It took a really, really, really long time and a lot of tight pants before I realized my eating habits were out of control and my exercise habits nonexistent. Post pregnancy, I decided to eat everything I wanted because during pregnancy, all I did was puke. Soon after I “lost” the baby weight—which wasn’t much—I put weight back on in the form of brownies, ice cream and Snickers. Sometimes Three Musketeers. All of which sound really good right now.
Once I decided I was no longer comfortable in my clothes or in my skin, I took the plunge and found a cheap membership at an all women’s gym near my mother-in-law’s/childcare provider’s house. That was around January 2012.
I tried to work out on the elliptical machine at least 2-3 times a week, but I kept eating whatever I wanted and my workout regimen was hardly consistent. Surely weight would fall off like it did in college, right?
Yeah not so much.
I started to feel guilty for working out in the evenings or on the weekends because, let’s face it, I’m a working mom and already, my son is with someone else the majority of the time so I don’t deserve me time. I shouldn’t spend an extra hour a day without him. I shouldn’t spend my weekends at kickboxing or cycling classes when I could be taking my son to the park or the pool or just hanging out in the living room playing trains.
So I made excuse after excuse. And before I knew it, I saw a number on the scale I had never seen before in my life and my work pants wouldn’t button.
In July, Tracy turned me on to myfitnesspal.com and it has revolutionized my outlook on food intake and exercise. I began tracking every calorie I ate and working out every day. I wanted to fit in my work pants and only had one month to do so. I let the guilt go, stopped buying candy bars in the grocery store check out line, and set a goal to give myfitnesspal at least a month to show me results.
In two months, I have lost 11 lbs. I’m back in my size 6 pants and I feel better, not just physically, but mentally, as well. I couldn’t title it this way because I figured some more traditional moms might shy away from reading, but I’m going to be blunt: Working out makes me less of a bitch.
When I work out after work each day before I pick up my son, I get one beautiful half hour to myself. I rock the elliptical, sweat, and read books on my Kindle.
Anyway, once I reached my first goal of losing 5 lbs, I upped my calorie intake slowly, making sure I was still making healthy food choices. I continued to cook from my Taste of Home Guilt-Free cookbook, and my husband even jumped on board to help me. After losing 10 lbs, I went ahead and upped my calorie intake again, to a more sustainable number. Tracy will tell you that losing weight is not about going on a crash diet—though I will admit that I ate 1,300 calories or under the first few weeks of my personal change to fit back in my pants—but instead, it’s about making a lifestyle change
I have made a lifestyle change. Weight Watchers desserts and fruit instead of ice cream out of the carton. Baked eggplant instead of fried. Eating out only once a week. Major positive changes.

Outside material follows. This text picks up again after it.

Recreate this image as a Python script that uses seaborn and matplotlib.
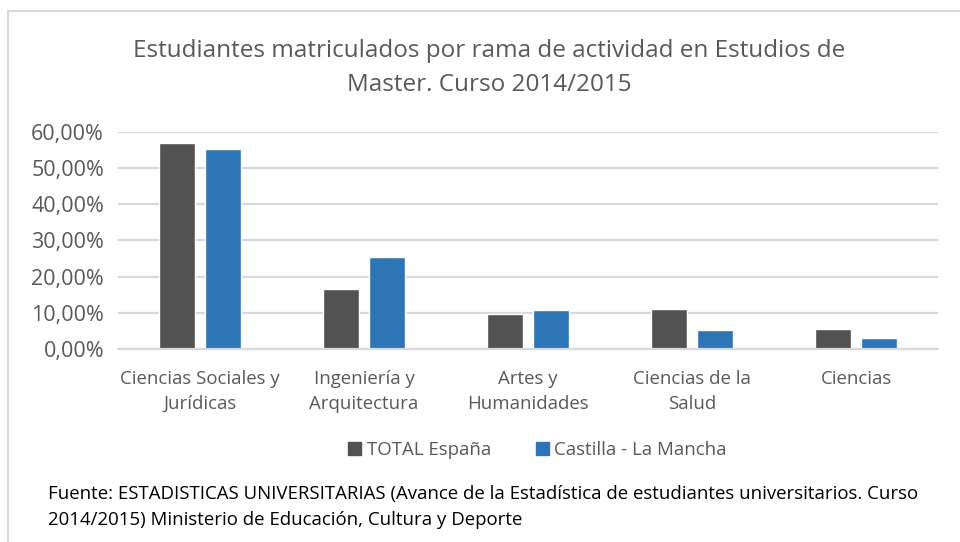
import numpy as np
import pandas as pd
import matplotlib
matplotlib.use("Agg")
import matplotlib.pyplot as plt
from matplotlib.patches import Rectangle
from matplotlib.ticker import FuncFormatter
import seaborn as sns

# ── Data ──────────────────────────────────────────────────────────────────────
categories = ["Ciencias Sociales y\nJurídicas", "Ingeniería y\nArquitectura",
              "Artes y\nHumanidades", "Ciencias de la\nSalud", "Ciencias"]
series = ["TOTAL España", "Castilla - La Mancha"]
total_espana = [56.8, 16.6, 9.8, 11.0, 5.4]
castilla_lm = [55.2, 25.4, 10.7, 5.2, 3.1]
y_ticks = [0, 10, 20, 30, 40, 50, 60]

title = ("Estudiantes matriculados por rama de actividad en Estudios de\n"
         "Master. Curso 2014/2015")
source = ("Fuente: ESTADISTICAS UNIVERSITARIAS (Avance de la Estadística de estudiantes universitarios. Curso\n"
          "2014/2015) Ministerio de Educación, Cultura y Deporte")

df = pd.DataFrame({
    "rama": categories * 2,
    "serie": [series[0]] * len(categories) + [series[1]] * len(categories),
    "valor": total_espana + castilla_lm,
})

# ── Style ─────────────────────────────────────────────────────────────────────
sns.set_theme(style="white")
plt.rcParams["font.family"] = ["Open Sans", "DejaVu Sans"]
text_col = "#595959"
grid_col = "#D9D9D9"
palette = {series[0]: "#525252", series[1]: "#2E75B6"}

fig = plt.figure(figsize=(9.6, 5.42), dpi=100)
ax = fig.add_axes([118 / 960, 1 - 349 / 542, 820 / 960, (349 - 131.7) / 542])

sns.barplot(data=df, x="rama", y="valor", hue="serie", order=categories,
            hue_order=series, palette=palette, width=0.56, gap=0.21,
            saturation=1, ax=ax, legend=False)

ax.set_ylim(0, 60)
ax.set_xlim(-0.5, len(categories) - 0.5)
ax.set_yticks(y_ticks)
ax.yaxis.set_major_formatter(FuncFormatter(lambda v, _: f"{v:.2f}%".replace(".", ",")))
ax.yaxis.grid(True, color=grid_col, lw=1.6)
ax.set_axisbelow(True)
for s in ["top", "right", "left"]:
    ax.spines[s].set_visible(False)
ax.spines["bottom"].set_color(grid_col)
ax.spines["bottom"].set_linewidth(1.6)
ax.set_xlabel("")
ax.set_ylabel("")
ax.tick_params(axis="y", labelsize=15.5, colors=text_col, length=0, pad=10)
ax.tick_params(axis="x", labelsize=13.4, colors=text_col, length=0, pad=15)
for lbl in ax.get_xticklabels():
    lbl.set_linespacing(1.5)

# title
fig.text(0.51, 1 - 68 / 542, title, ha="center", va="center", fontsize=17.5,
         color=text_col, linespacing=1.6)

# legend
handles = [Rectangle((0, 0), 1, 1, color=palette[s]) for s in series]
fig.legend(handles, series, loc="center", bbox_to_anchor=(0.56, 1 - 450 / 542),
           ncol=2, frameon=False, fontsize=13.4, labelcolor=text_col,
           handlelength=0.7, handleheight=0.7, handletextpad=0.3,
           columnspacing=2.4)

# source note
fig.text(48 / 960, 1 - 507 / 542, source, ha="left", va="center", fontsize=13.4,
         color="#000000", linespacing=1.55)

# chart frame
fig.patches.append(Rectangle((8 / 960, -0.05), 1.1, 1 - 11 / 542 + 0.05,
                             transform=fig.transFigure, fill=False,
                             edgecolor=grid_col, lw=1.5))

fig.savefig("out.png", dpi=100)
plt.close(fig)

You see, I never realized before that the dessert at my favorite restaurant was 1,020 calories. Holy hell. For an average person, that’s more than half your daily calorie intake. I never realized before that the fatigue I felt after work would subside if I pushed myself, got on the exercise equipment, and let the adrenaline flow. I never realized before that if I felt better about myself, I would in turn be a better wife, a better mother, a better teacher. I’m less anxious. Less irritable. I look healthy. I feel healthy. I am healthy. And thus, my family will be healthy. And my students will have a more pleasant teacher. Everyone wins!